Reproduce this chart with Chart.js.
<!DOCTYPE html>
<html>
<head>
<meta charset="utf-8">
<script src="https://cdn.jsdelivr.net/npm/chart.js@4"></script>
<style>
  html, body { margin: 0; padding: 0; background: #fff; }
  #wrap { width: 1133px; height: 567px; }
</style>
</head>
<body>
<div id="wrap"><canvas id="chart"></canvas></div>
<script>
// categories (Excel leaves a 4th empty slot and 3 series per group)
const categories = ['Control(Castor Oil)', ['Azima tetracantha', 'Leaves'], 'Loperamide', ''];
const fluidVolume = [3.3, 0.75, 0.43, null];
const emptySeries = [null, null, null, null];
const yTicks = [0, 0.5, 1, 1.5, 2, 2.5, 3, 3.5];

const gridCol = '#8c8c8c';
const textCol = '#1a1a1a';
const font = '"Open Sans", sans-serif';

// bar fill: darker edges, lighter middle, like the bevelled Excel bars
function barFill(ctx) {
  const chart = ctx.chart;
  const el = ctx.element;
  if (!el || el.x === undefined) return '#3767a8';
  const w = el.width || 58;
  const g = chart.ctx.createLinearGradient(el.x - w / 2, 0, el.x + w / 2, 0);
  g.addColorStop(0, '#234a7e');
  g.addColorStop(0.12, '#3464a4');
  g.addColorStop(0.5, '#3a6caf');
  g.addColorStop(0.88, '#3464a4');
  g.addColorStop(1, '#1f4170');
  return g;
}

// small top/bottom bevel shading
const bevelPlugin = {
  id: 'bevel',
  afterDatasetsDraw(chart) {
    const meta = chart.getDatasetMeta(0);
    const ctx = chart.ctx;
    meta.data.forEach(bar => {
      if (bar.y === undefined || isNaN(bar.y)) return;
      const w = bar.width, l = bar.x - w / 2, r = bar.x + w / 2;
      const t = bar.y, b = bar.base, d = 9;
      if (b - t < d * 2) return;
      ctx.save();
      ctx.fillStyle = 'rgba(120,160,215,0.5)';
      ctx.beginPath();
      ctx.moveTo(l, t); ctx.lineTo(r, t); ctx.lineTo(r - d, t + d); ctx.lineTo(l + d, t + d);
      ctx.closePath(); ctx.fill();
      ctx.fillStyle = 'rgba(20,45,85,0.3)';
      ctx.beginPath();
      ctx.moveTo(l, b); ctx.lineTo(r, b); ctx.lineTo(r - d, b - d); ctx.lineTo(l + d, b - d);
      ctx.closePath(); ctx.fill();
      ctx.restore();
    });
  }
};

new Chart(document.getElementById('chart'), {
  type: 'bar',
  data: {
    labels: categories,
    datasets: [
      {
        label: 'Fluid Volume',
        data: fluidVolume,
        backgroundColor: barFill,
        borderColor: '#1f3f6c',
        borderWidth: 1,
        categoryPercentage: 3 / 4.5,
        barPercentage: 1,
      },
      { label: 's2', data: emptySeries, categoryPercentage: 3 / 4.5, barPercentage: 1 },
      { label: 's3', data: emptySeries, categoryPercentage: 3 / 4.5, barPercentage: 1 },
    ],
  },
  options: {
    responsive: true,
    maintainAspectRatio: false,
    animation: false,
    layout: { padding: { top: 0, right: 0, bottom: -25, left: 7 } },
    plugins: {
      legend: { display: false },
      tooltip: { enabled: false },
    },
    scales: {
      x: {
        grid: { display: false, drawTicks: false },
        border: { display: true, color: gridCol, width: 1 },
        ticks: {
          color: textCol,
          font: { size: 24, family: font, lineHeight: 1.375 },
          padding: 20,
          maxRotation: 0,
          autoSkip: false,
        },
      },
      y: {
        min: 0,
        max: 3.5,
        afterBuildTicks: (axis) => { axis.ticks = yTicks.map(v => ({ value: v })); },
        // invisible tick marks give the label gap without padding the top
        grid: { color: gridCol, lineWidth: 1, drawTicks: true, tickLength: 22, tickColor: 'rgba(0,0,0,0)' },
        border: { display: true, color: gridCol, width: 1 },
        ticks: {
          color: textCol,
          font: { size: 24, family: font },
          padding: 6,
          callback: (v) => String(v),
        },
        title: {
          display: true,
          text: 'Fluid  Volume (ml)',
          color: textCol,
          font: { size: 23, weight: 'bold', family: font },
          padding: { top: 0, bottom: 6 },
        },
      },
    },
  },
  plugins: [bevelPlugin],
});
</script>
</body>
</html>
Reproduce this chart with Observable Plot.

• • • •

What to do →
Restate the data above exactly, keeping each word as it stands.

Solution for this task →
Reproduce this chart with Chart.js.
<!DOCTYPE html>
<html>
<head>
<meta charset="utf-8">
<script src="https://cdn.jsdelivr.net/npm/chart.js@4"></script>
<style>
  html, body { margin: 0; padding: 0; background: #fff; }
  #wrap { width: 1133px; height: 567px; }
</style>
</head>
<body>
<div id="wrap"><canvas id="chart"></canvas></div>
<script>
// categories (Excel leaves a 4th empty slot and 3 series per group)
const categories = ['Control(Castor Oil)', ['Azima tetracantha', 'Leaves'], 'Loperamide', ''];
const fluidVolume = [3.3, 0.75, 0.43, null];
const emptySeries = [null, null, null, null];
const yTicks = [0, 0.5, 1, 1.5, 2, 2.5, 3, 3.5];

const gridCol = '#8c8c8c';
const textCol = '#1a1a1a';
const font = '"Open Sans", sans-serif';

// bar fill: darker edges, lighter middle, like the bevelled Excel bars
function barFill(ctx) {
  const chart = ctx.chart;
  const el = ctx.element;
  if (!el || el.x === undefined) return '#3767a8';
  const w = el.width || 58;
  const g = chart.ctx.createLinearGradient(el.x - w / 2, 0, el.x + w / 2, 0);
  g.addColorStop(0, '#234a7e');
  g.addColorStop(0.12, '#3464a4');
  g.addColorStop(0.5, '#3a6caf');
  g.addColorStop(0.88, '#3464a4');
  g.addColorStop(1, '#1f4170');
  return g;
}

// small top/bottom bevel shading
const bevelPlugin = {
  id: 'bevel',
  afterDatasetsDraw(chart) {
    const meta = chart.getDatasetMeta(0);
    const ctx = chart.ctx;
    meta.data.forEach(bar => {
      if (bar.y === undefined || isNaN(bar.y)) return;
      const w = bar.width, l = bar.x - w / 2, r = bar.x + w / 2;
      const t = bar.y, b = bar.base, d = 9;
      if (b - t < d * 2) return;
      ctx.save();
      ctx.fillStyle = 'rgba(120,160,215,0.5)';
      ctx.beginPath();
      ctx.moveTo(l, t); ctx.lineTo(r, t); ctx.lineTo(r - d, t + d); ctx.lineTo(l + d, t + d);
      ctx.closePath(); ctx.fill();
      ctx.fillStyle = 'rgba(20,45,85,0.3)';
      ctx.beginPath();
      ctx.moveTo(l, b); ctx.lineTo(r, b); ctx.lineTo(r - d, b - d); ctx.lineTo(l + d, b - d);
      ctx.closePath(); ctx.fill();
      ctx.restore();
    });
  }
};

new Chart(document.getElementById('chart'), {
  type: 'bar',
  data: {
    labels: categories,
    datasets: [
      {
        label: 'Fluid Volume',
        data: fluidVolume,
        backgroundColor: barFill,
        borderColor: '#1f3f6c',
        borderWidth: 1,
        categoryPercentage: 3 / 4.5,
        barPercentage: 1,
      },
      { label: 's2', data: emptySeries, categoryPercentage: 3 / 4.5, barPercentage: 1 },
      { label: 's3', data: emptySeries, categoryPercentage: 3 / 4.5, barPercentage: 1 },
    ],
  },
  options: {
    responsive: true,
    maintainAspectRatio: false,
    animation: false,
    layout: { padding: { top: 0, right: 0, bottom: -25, left: 7 } },
    plugins: {
      legend: { display: false },
      tooltip: { enabled: false },
    },
    scales: {
      x: {
        grid: { display: false, drawTicks: false },
        border: { display: true, color: gridCol, width: 1 },
        ticks: {
          color: textCol,
          font: { size: 24, family: font, lineHeight: 1.375 },
          padding: 20,
          maxRotation: 0,
          autoSkip: false,
        },
      },
      y: {
        min: 0,
        max: 3.5,
        afterBuildTicks: (axis) => { axis.ticks = yTicks.map(v => ({ value: v })); },
        // invisible tick marks give the label gap without padding the top
        grid: { color: gridCol, lineWidth: 1, drawTicks: true, tickLength: 22, tickColor: 'rgba(0,0,0,0)' },
        border: { display: true, color: gridCol, width: 1 },
        ticks: {
          color: textCol,
          font: { size: 24, family: font },
          padding: 6,
          callback: (v) => String(v),
        },
        title: {
          display: true,
          text: 'Fluid  Volume (ml)',
          color: textCol,
          font: { size: 23, weight: 'bold', family: font },
          padding: { top: 0, bottom: 6 },
        },
      },
    },
  },
  plugins: [bevelPlugin],
});
</script>
</body>
</html>
Reproduce this chart with Observable Plot.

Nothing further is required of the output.